EXERCISE GOAL =
Reproduce all the lines below exactly and omit the images.

COLLECTED MATERIAL =
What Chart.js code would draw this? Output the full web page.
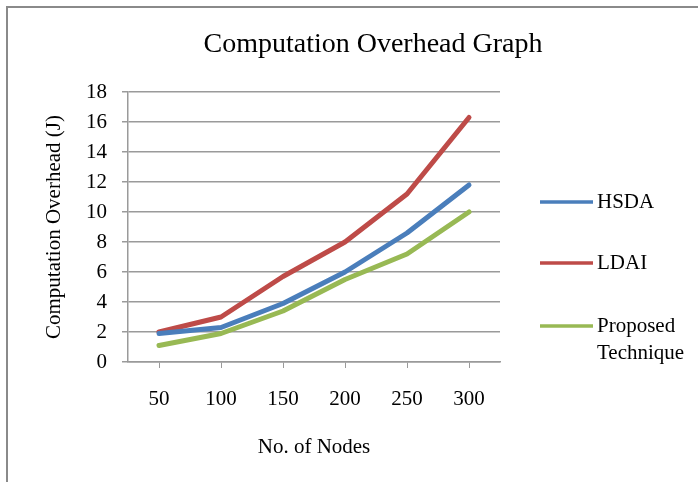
<!DOCTYPE html>
<html>
<head>
<meta charset="utf-8">
<script src="https://cdn.jsdelivr.net/npm/chart.js@4"></script>
<style>
html,body{margin:0;padding:0;background:#fff;overflow:hidden;}
#wrap{position:relative;width:698px;height:482px;}
#frame{position:absolute;left:6px;top:6px;width:900px;height:900px;border:2px solid #8a8a8a;box-sizing:border-box;pointer-events:none;}
canvas{position:absolute;left:0;top:0;}
</style>
</head>
<body>
<div id="wrap">
<canvas id="c" width="698" height="482"></canvas>
<div id="frame"></div>
</div>
<script>
const categories = ['50','100','150','200','250','300'];
const hsda = [1.9, 2.3, 3.9, 6.0, 8.6, 11.8];
const ldai = [2.0, 3.0, 5.7, 8.0, 11.2, 16.3];
const proposed = [1.1, 1.9, 3.4, 5.5, 7.2, 10.0];
const seriesNames = ['HSDA', 'LDAI', ['Proposed', 'Technique']];
const chartTitle = 'Computation Overhead Graph';
const xTitle = 'No. of Nodes';
const yTitle = 'Computation Overhead (J)';

const FONT = "'Liberation Serif', 'Times New Roman', serif";
const colors = ['#4A7EBB', '#BE4B48', '#98B954'];

const legendPlugin = {
  id: 'sideLegend',
  afterDraw(chart) {
    const ctx = chart.ctx;
    const ys = [202, 263, 326];
    ctx.save();
    chart.data.datasets.forEach((ds, i) => {
      const y = ys[i];
      ctx.strokeStyle = ds.borderColor;
      ctx.lineWidth = 3.5;
      ctx.lineCap = 'butt';
      ctx.beginPath();
      ctx.moveTo(540, y);
      ctx.lineTo(593, y);
      ctx.stroke();
      ctx.fillStyle = '#000';
      ctx.font = '21px ' + FONT;
      ctx.textBaseline = 'middle';
      ctx.textAlign = 'left';
      const lines = Array.isArray(ds.label) ? ds.label : [ds.label];
      lines.forEach((t, j) => ctx.fillText(t, 597, y + j * 27));
    });
    ctx.restore();
  }
};

new Chart(document.getElementById('c'), {
  type: 'line',
  data: {
    labels: categories,
    datasets: [
      { label: seriesNames[0], data: hsda, borderColor: colors[0], backgroundColor: colors[0] },
      { label: seriesNames[1], data: ldai, borderColor: colors[1], backgroundColor: colors[1] },
      { label: seriesNames[2], data: proposed, borderColor: colors[2], backgroundColor: colors[2] }
    ]
  },
  options: {
    responsive: false,
    animation: false,
    devicePixelRatio: 1,
    layout: { padding: { left: 0, right: 198, top: 92, bottom: 0 } },
    elements: {
      line: { borderWidth: 5, tension: 0, borderCapStyle: 'round', borderJoinStyle: 'round' },
      point: { radius: 0, hoverRadius: 0 }
    },
    plugins: {
      legend: { display: false },
      tooltip: { enabled: false },
      title: { display: false }
    },
    scales: {
      x: {
        offset: true,
        afterFit(s) { s.height = 120; },
        grid: { display: true, drawOnChartArea: false, drawTicks: true, tickLength: 6, color: '#9a9a9a', offset: false },
        border: { display: true, color: '#9a9a9a', width: 1.5 },
        ticks: { color: '#000', font: { family: FONT, size: 21 }, padding: 19, maxRotation: 0 },
        title: { display: true, text: xTitle, color: '#000', font: { family: FONT, size: 21 }, padding: { top: 0, bottom: 22 } }
      },
      y: {
        min: 0, max: 18,
        afterFit(s) { s.width = 128; },
        grid: { color: '#9a9a9a', lineWidth: 1.5, tickLength: 6, drawTicks: true },
        border: { display: true, color: '#9a9a9a', width: 1.5 },
        ticks: { stepSize: 2, color: '#000', font: { family: FONT, size: 21 }, padding: 15 },
        title: { display: true, text: yTitle, color: '#000', font: { family: FONT, size: 21 }, padding: { top: 42, bottom: 0 } }
      }
    }
  },
  plugins: [legendPlugin, {
    id: 'topTitle',
    afterDraw(chart) {
      const ctx = chart.ctx;
      ctx.save();
      ctx.fillStyle = '#000';
      ctx.font = '28px ' + FONT;
      ctx.textAlign = 'center';
      ctx.textBaseline = 'middle';
      ctx.fillText(chartTitle, 373, 45);
      ctx.restore();
    }
  }]
});
</script>
</body>
</html>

REPLY TO THE TASK =
What Chart.js code would draw this? Output the full web page.
<!DOCTYPE html>
<html>
<head>
<meta charset="utf-8">
<script src="https://cdn.jsdelivr.net/npm/chart.js@4"></script>
<style>
html,body{margin:0;padding:0;background:#fff;overflow:hidden;}
#wrap{position:relative;width:698px;height:482px;}
#frame{position:absolute;left:6px;top:6px;width:900px;height:900px;border:2px solid #8a8a8a;box-sizing:border-box;pointer-events:none;}
canvas{position:absolute;left:0;top:0;}
</style>
</head>
<body>
<div id="wrap">
<canvas id="c" width="698" height="482"></canvas>
<div id="frame"></div>
</div>
<script>
const categories = ['50','100','150','200','250','300'];
const hsda = [1.9, 2.3, 3.9, 6.0, 8.6, 11.8];
const ldai = [2.0, 3.0, 5.7, 8.0, 11.2, 16.3];
const proposed = [1.1, 1.9, 3.4, 5.5, 7.2, 10.0];
const seriesNames = ['HSDA', 'LDAI', ['Proposed', 'Technique']];
const chartTitle = 'Computation Overhead Graph';
const xTitle = 'No. of Nodes';
const yTitle = 'Computation Overhead (J)';

const FONT = "'Liberation Serif', 'Times New Roman', serif";
const colors = ['#4A7EBB', '#BE4B48', '#98B954'];

const legendPlugin = {
  id: 'sideLegend',
  afterDraw(chart) {
    const ctx = chart.ctx;
    const ys = [202, 263, 326];
    ctx.save();
    chart.data.datasets.forEach((ds, i) => {
      const y = ys[i];
      ctx.strokeStyle = ds.borderColor;
      ctx.lineWidth = 3.5;
      ctx.lineCap = 'butt';
      ctx.beginPath();
      ctx.moveTo(540, y);
      ctx.lineTo(593, y);
      ctx.stroke();
      ctx.fillStyle = '#000';
      ctx.font = '21px ' + FONT;
      ctx.textBaseline = 'middle';
      ctx.textAlign = 'left';
      const lines = Array.isArray(ds.label) ? ds.label : [ds.label];
      lines.forEach((t, j) => ctx.fillText(t, 597, y + j * 27));
    });
    ctx.restore();
  }
};

new Chart(document.getElementById('c'), {
  type: 'line',
  data: {
    labels: categories,
    datasets: [
      { label: seriesNames[0], data: hsda, borderColor: colors[0], backgroundColor: colors[0] },
      { label: seriesNames[1], data: ldai, borderColor: colors[1], backgroundColor: colors[1] },
      { label: seriesNames[2], data: proposed, borderColor: colors[2], backgroundColor: colors[2] }
    ]
  },
  options: {
    responsive: false,
    animation: false,
    devicePixelRatio: 1,
    layout: { padding: { left: 0, right: 198, top: 92, bottom: 0 } },
    elements: {
      line: { borderWidth: 5, tension: 0, borderCapStyle: 'round', borderJoinStyle: 'round' },
      point: { radius: 0, hoverRadius: 0 }
    },
    plugins: {
      legend: { display: false },
      tooltip: { enabled: false },
      title: { display: false }
    },
    scales: {
      x: {
        offset: true,
        afterFit(s) { s.height = 120; },
        grid: { display: true, drawOnChartArea: false, drawTicks: true, tickLength: 6, color: '#9a9a9a', offset: false },
        border: { display: true, color: '#9a9a9a', width: 1.5 },
        ticks: { color: '#000', font: { family: FONT, size: 21 }, padding: 19, maxRotation: 0 },
        title: { display: true, text: xTitle, color: '#000', font: { family: FONT, size: 21 }, padding: { top: 0, bottom: 22 } }
      },
      y: {
        min: 0, max: 18,
        afterFit(s) { s.width = 128; },
        grid: { color: '#9a9a9a', lineWidth: 1.5, tickLength: 6, drawTicks: true },
        border: { display: true, color: '#9a9a9a', width: 1.5 },
        ticks: { stepSize: 2, color: '#000', font: { family: FONT, size: 21 }, padding: 15 },
        title: { display: true, text: yTitle, color: '#000', font: { family: FONT, size: 21 }, padding: { top: 42, bottom: 0 } }
      }
    }
  },
  plugins: [legendPlugin, {
    id: 'topTitle',
    afterDraw(chart) {
      const ctx = chart.ctx;
      ctx.save();
      ctx.fillStyle = '#000';
      ctx.font = '28px ' + FONT;
      ctx.textAlign = 'center';
      ctx.textBaseline = 'middle';
      ctx.fillText(chartTitle, 373, 45);
      ctx.restore();
    }
  }]
});
</script>
</body>
</html>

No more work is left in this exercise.